What are the challenges B2B companies face in marketing and sales? What are the stumbling blocks that stop them realizing their full potential? And what are the key factors to ensuring success when it comes to sales?

download article

On the occasion of our five-year anniversary, Dr. Michael Weibel has put together the top-ten lessons learned from our various consulting projects:

  1. Companies are not as unique as they think they are: Companies often baulk at incorporating best practices from other sectors into their own business, in the belief that they cannot be carried over and applied in the same way. However, these types of solution tend to address similar core issues and offer more long-term competitive advantages than simply imitating industry standards.
  2. Companies have a habit of putting the cart before the horse: To keep up with the competition, companies sometimes implement complex solutions without laying the necessary groundwork. Companies need to ensure their objectives are appropriate in terms of how mature their business is to avoid becoming overwhelmed by large-scale projects.
  3. Customer insights are no guarantee of customer centricity: Data mining, analytics, and the rest are supposed to help businesses understand and target their customers better and cultivate these relationships more efficiently. However, in reality, marketing and sales often lack the level of integration required to deliver customer-oriented end-to-end services.
  4. Companies lack the courage to get to the root of a problem: Superficial, cosmetic measures may deliver quick wins, but they will not help effect long-term change in struggling sales organizations. Instead of merely scratching the surface of several issues, companies should focus their efforts and take an in-depth look at each problem in turn.
  5. Success in marketing and sales requires leadership and flexibility: Management teams often attempt to direct their employees’ efforts with strict regulations, ambitious targets, and extra tasks. However, micromanagement is a real hindrance to sales teams and prevents them from reacting to – and seizing – opportunities as the situation and context would otherwise require.
  6. Supplier problems are made into customer issues: Shortcomings in suppliers’ structures and processes are a source of intense irritation for customers and are a drain on front-office resources.

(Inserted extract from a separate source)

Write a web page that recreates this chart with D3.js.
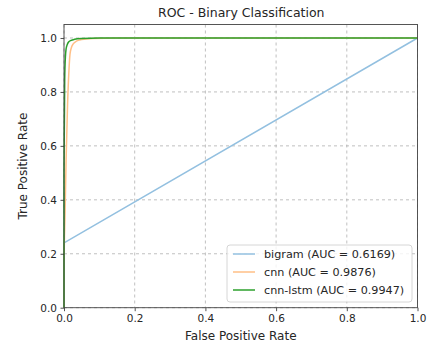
<!DOCTYPE html>
<html><head><meta charset="utf-8">
<script src="https://cdn.jsdelivr.net/npm/d3@7"></script>
<style>body{margin:0;background:#fff;}text{font-family:"DejaVu Sans",sans-serif;fill:#262626;}</style>
</head><body><svg id="c" width="427" height="347"></svg>
<script>
const seriesNames = ["bigram (AUC = 0.6169)", "cnn (AUC = 0.9876)", "cnn-lstm (AUC = 0.9947)"];
const seriesColors = ["#93c0e0", "#ffbf86", "#2ca02c"];
const bigramFpr = [0, 0, 1];
const bigramTpr = [0, 0.24, 1];
const cnnFpr = [0, 0, 0.003, 0.006, 0.01, 0.014, 0.017, 0.021, 0.026, 0.035, 0.05, 0.08, 0.15, 1];
const cnnTpr = [0, 0.15, 0.35, 0.55, 0.75, 0.88, 0.94, 0.965, 0.978, 0.988, 0.994, 0.998, 1, 1];
const lstmFpr = [0, 0, 0.002, 0.004, 0.006, 0.009, 0.013, 0.02, 0.03, 0.05, 0.1, 1];
const lstmTpr = [0, 0.5, 0.85, 0.93, 0.96, 0.975, 0.985, 0.991, 0.995, 0.998, 1, 1];
const xTicks = [0, 0.2, 0.4, 0.6, 0.8, 1.0];
const yTicks = [0, 0.2, 0.4, 0.6, 0.8, 1.0];

const svg = d3.select("#c");
const L = 64, R = 417.5, T = 24.5, B = 307.7;
const x = d3.scaleLinear().domain([0, 1]).range([L, R]);
const y = d3.scaleLinear().domain([0, 1.05]).range([B, T]);

// grid
svg.append("g").selectAll("line").data(xTicks).join("line")
  .attr("x1", d => x(d)).attr("x2", d => x(d)).attr("y1", T).attr("y2", B)
  .attr("stroke", "#b0b0b0").attr("stroke-width", 0.8).attr("stroke-dasharray", "3,3");
svg.append("g").selectAll("line").data(yTicks).join("line")
  .attr("x1", L).attr("x2", R).attr("y1", d => y(d)).attr("y2", d => y(d))
  .attr("stroke", "#b0b0b0").attr("stroke-width", 0.8).attr("stroke-dasharray", "3,3");

const line = d3.line().x(d => x(d[0])).y(d => y(d[1]));
const data = [
  d3.zip(bigramFpr, bigramTpr),
  d3.zip(cnnFpr, cnnTpr),
  d3.zip(lstmFpr, lstmTpr)
];
data.forEach((pts, i) => {
  svg.append("path").attr("d", (i === 0 ? line : line.curve(d3.curveMonotoneX))(pts))
    .attr("fill", "none").attr("stroke", seriesColors[i]).attr("stroke-width", 1.5);
});

// axes
const xa = svg.append("g").attr("transform", `translate(0,${B})`)
  .call(d3.axisBottom(x).tickValues(xTicks).tickFormat(d3.format(".1f")).tickSize(3.5).tickPadding(3.5));
const ya = svg.append("g").attr("transform", `translate(${L},0)`)
  .call(d3.axisLeft(y).tickValues(yTicks).tickFormat(d3.format(".1f")).tickSize(3.5).tickPadding(3.5));
[xa, ya].forEach(a => {
  a.select(".domain").remove();
  a.selectAll("line").attr("stroke", "#262626").attr("stroke-width", 0.8);
  a.selectAll("text").attr("font-size", 10.5).attr("fill", "#262626").attr("font-family", "DejaVu Sans");
});
svg.append("rect").attr("x", L).attr("y", T).attr("width", R - L).attr("height", B - T)
  .attr("fill", "none").attr("stroke", "#444").attr("stroke-width", 0.9);

svg.append("text").attr("x", (L + R) / 2 + 0.5).attr("y", 17).attr("text-anchor", "middle").attr("font-size", 12.5).text("ROC - Binary Classification");
svg.append("text").attr("x", (L + R) / 2).attr("y", 340).attr("text-anchor", "middle").attr("font-size", 12).text("False Positive Rate");
svg.append("text").attr("transform", `translate(27,${(T + B) / 2}) rotate(-90)`).attr("text-anchor", "middle").attr("font-size", 12).text("True Positive Rate");

// legend
const lg = svg.append("g");
lg.append("rect").attr("x", 227).attr("y", 245).attr("width", 185).attr("height", 57).attr("rx", 3)
  .attr("fill", "#fff").attr("fill-opacity", 0.8).attr("stroke", "#cccccc").attr("stroke-width", 0.8);
seriesNames.forEach((n, i) => {
  const yy = 254 + i * 18;
  lg.append("line").attr("x1", 233).attr("x2", 255).attr("y1", yy).attr("y2", yy)
    .attr("stroke", seriesColors[i]).attr("stroke-width", 1.5);
  lg.append("text").attr("x", 264).attr("y", yy + 4).attr("font-size", 11.2).text(n);
});
</script></body></html>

Rather than solely focusing on finding efficient solutions to customer issues, companies should look into ways to prevent these issues from occurring in the first place.
  7. Sales will continue to be an important tool for effecting growth: With the march of globalization, commoditization, and digitization, companies are finding it increasingly difficult to maintain their position in competitive market environments. However, experience shows us that by pursuing a professional, differentiated approach to customer management, it is still possible to achieve above-average growth.

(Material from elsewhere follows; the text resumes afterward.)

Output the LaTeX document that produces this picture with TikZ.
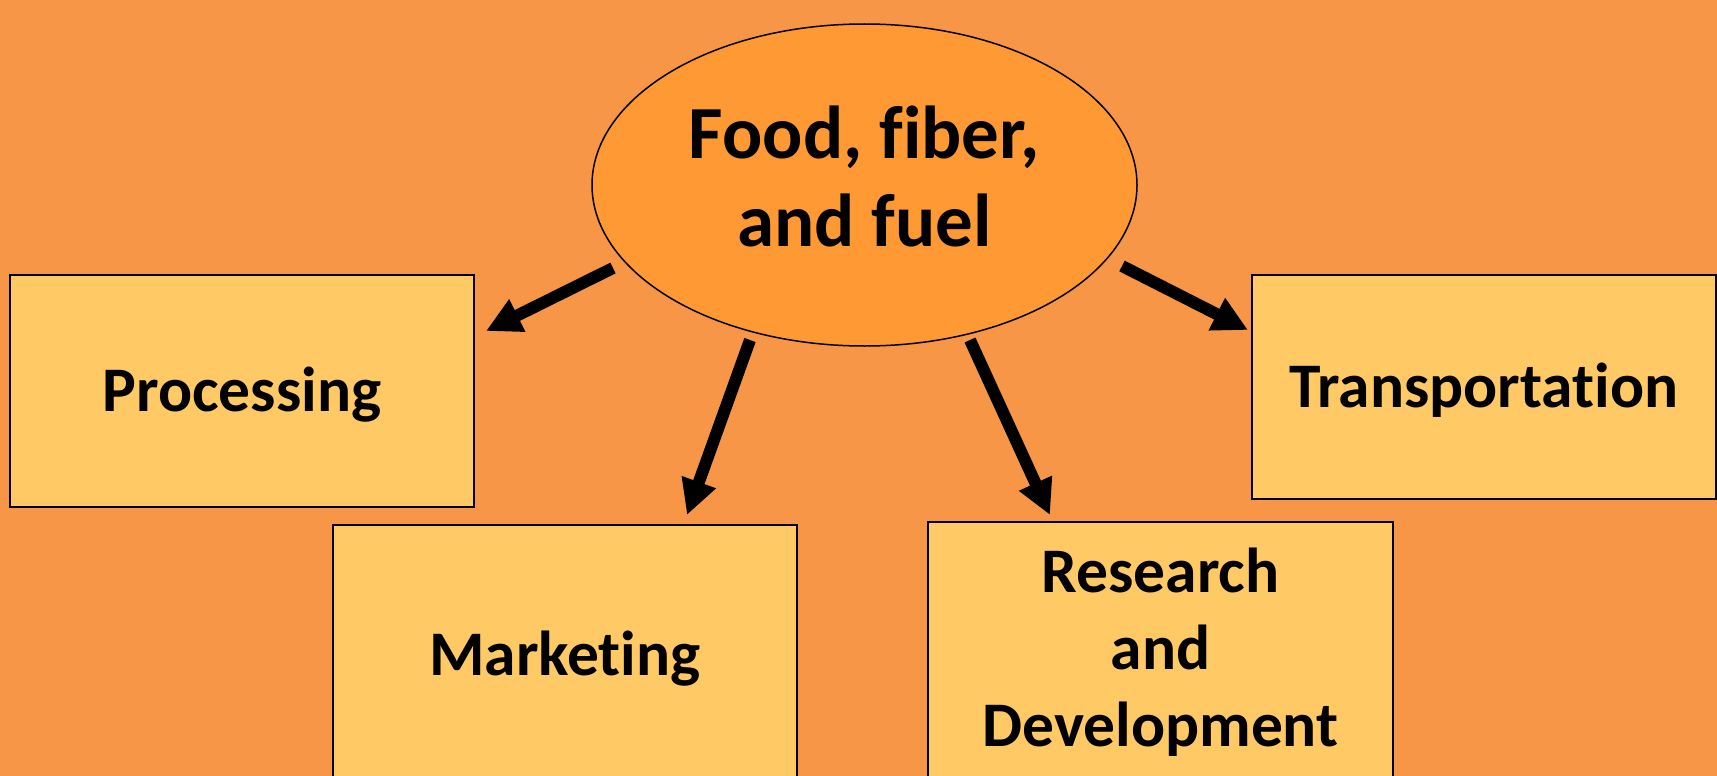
\documentclass[tikz,border=0pt]{standalone}
\usepackage{fontspec}
\setmainfont{Carlito}[Ligatures=NoCommon]
\usetikzlibrary{shapes.geometric,arrows.meta}
\definecolor{bgorange}{HTML}{F79646}
\definecolor{ellorange}{HTML}{FF9933}
\definecolor{boxyellow}{HTML}{FFCA65}
\tikzset{
  boxnode/.style={draw=black,line width=2pt,fill=boxyellow,rectangle,inner sep=0pt,
    align=center,font=\fontsize{63.5}{77}\selectfont\bfseries},
  ellnode/.style={draw=black,line width=1.5pt,fill=ellorange,ellipse,inner sep=0pt,
    font=\fontsize{75}{88}\selectfont\bfseries},
  bigarrow/.style={line width=12pt,-{Triangle[length=35pt,width=34pt]}}
}
\begin{document}
\begin{tikzpicture}[x=1pt,y=-1pt]
\useasboundingbox (0,0) rectangle (1717,776);
\fill[bgorange] (0,0) rectangle (1717,776);
\clip (0,0) rectangle (1717,776);
\node[ellnode,minimum width=545pt,minimum height=322pt] (ell) at (864.5,185)
  {\raisebox{7pt}{\begin{tabular}{@{}c@{}}Food, fiber,\\and fuel\end{tabular}}};
\node[boxnode,minimum width=464pt,minimum height=232pt,text height=41pt,text depth=0pt] (proc) at (242,391) {Processing};
\node[boxnode,minimum width=464pt,minimum height=224pt,text height=41pt,text depth=0pt] (trans) at (1484,387) {Transportation};
\node[boxnode,minimum width=464pt,minimum height=260pt,text height=41pt,text depth=0pt] (mark) at (565,655) {Marketing};
\node[boxnode,minimum width=465pt,minimum height=260pt] (rd) at (1160.5,652) {Research\\and\\Development};
\coordinate (a1s) at (613,268);
\coordinate (a1e) at (486,331);
\coordinate (a2s) at (750,340);
\coordinate (a2e) at (687,515);
\coordinate (a3s) at (970,340);
\coordinate (a3e) at (1050,515);
\coordinate (a4s) at (1122,266);
\coordinate (a4e) at (1248,330);
\draw[bigarrow] (a1s) -- (a1e);
\draw[bigarrow] (a2s) -- (a2e);
\draw[bigarrow] (a3s) -- (a3e);
\draw[bigarrow] (a4s) -- (a4e);
\end{tikzpicture}
\end{document}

  8. Sales has future, but it must continue to evolve: B2B customers today are more demanding and have little time for the relationship-centered sales approach popular in the 1990s. Instead, suppliers need to put a systematic customer-management process in place that offers their customers genuine added value, allowing sales to become a differentiating factor.
  9. Top performers know when to stick and when to twist: With so many potential starting points when it comes to making improvements, companies often tend to take on too much. Emphasizing certain areas and allocating the limited resources to the achievement of realistic goals is a much more promising strategy.
  10. Extensive changes take time: If companies do initiate processes to effect change, they often quickly lose heart when they fail to see the expected results straight away. To get the most from these new approaches, companies need to focus on long-term implementation and ongoing optimization.